In the midst of these years of scouting in the Indian fights the great Western scout was always in difficulty as to the management of his financial affairs. He always has said that he was not born a business man. When he had money he spent it like a gentleman, no matter how much it was. Once when he was not busy in Indian campaigning he conceived the idea of representing on the stage certain phases of life on the plains in order to make some money. The first venture took place in Rochester, New York. In order to make the show as realistic as possible, he himself and two other scouts were put into a play written especially for them, and the descriptions of the first performance make an episode in Buffalo Bill's life that must have been as amusing and as extraordinary as the episodes of his life on the plains were exciting and dangerous. The three were stage struck from the time the curtain went up, and all of them forgot their lines. But Buffalo Bill, finding that nothing was going to happen and realizing that the audience were sitting in their seats expecting something to happen, answered the questions put to him by the manager and told a story. That poor manager must have had a bad quarter of an hour. He was also taking part in the piece, and was utterly at a loss what to say or do. Bill told a story of one of his experiences on the plains in his own language. This proving to meet with the approval of the audience, the manager continued asking questions, drawing forth story after story, so that when the play ended the audience felt full of enthusiasm for the extraordinary show, which in reality did not contain one single line of the original drama.

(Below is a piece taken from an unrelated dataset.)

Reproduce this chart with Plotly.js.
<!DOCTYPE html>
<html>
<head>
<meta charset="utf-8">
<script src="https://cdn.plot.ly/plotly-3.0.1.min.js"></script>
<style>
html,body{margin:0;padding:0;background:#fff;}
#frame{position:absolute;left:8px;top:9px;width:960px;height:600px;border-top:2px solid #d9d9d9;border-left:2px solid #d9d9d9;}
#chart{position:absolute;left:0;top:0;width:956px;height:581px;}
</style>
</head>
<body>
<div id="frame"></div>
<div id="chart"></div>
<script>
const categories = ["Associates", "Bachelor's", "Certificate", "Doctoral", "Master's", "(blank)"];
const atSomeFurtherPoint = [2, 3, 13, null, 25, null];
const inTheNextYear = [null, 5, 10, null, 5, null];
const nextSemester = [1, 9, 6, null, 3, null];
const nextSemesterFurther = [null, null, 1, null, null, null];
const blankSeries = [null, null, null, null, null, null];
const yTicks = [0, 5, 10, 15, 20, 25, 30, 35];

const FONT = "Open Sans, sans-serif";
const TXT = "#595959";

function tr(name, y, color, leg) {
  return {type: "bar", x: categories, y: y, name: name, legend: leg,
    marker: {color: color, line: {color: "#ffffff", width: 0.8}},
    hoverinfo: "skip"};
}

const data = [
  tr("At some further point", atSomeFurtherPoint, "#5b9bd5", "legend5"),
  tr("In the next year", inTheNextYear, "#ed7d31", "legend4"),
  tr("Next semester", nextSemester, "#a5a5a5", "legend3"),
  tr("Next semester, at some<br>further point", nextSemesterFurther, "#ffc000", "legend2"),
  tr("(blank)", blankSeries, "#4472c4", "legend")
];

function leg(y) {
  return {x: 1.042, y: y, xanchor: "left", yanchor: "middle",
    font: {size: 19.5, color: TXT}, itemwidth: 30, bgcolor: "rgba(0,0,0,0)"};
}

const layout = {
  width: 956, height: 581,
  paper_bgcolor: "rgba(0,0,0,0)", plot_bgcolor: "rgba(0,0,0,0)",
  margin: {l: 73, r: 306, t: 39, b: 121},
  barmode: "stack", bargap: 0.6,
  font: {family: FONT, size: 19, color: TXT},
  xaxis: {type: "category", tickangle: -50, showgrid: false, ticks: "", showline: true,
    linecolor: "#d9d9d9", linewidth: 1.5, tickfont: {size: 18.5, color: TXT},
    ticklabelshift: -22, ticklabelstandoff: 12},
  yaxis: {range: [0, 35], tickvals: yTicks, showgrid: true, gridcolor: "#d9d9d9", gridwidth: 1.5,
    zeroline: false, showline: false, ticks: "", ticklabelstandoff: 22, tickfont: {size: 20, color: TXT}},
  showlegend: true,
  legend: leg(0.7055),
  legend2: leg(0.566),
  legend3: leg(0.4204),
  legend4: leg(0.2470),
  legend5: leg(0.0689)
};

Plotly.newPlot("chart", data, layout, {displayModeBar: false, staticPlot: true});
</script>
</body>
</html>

The scheme was not successful, however, and some years later Buffalo Bill got together some friendly Indian chiefs and some frontiersmen and constructed a simple play of the plains which was an immense success. At different times for five years this play—"The Scout of the Plains"—was played in nearly every city of any size in the United States. Frequently it would be having a run in some town when word would come from a commanding officer at a Western army post that the Indians were on the warpath again. Then the play would be closed, and the scouts, with their chief at their head, would hasten to the plains and begin again their real warfare, returning to the sham fights of the play when the real ones were over.

And it was this remarkable success in representing to people in Eastern cities the actual life on the plains that gave Colonel Cody the courage to carry out an idea which had been in his mind for many years—that is, of putting before people a true representation of the different phases of the life in that immense country, thousands of miles in length and width, which existed between 1840 and 1870, and which has now gone forever.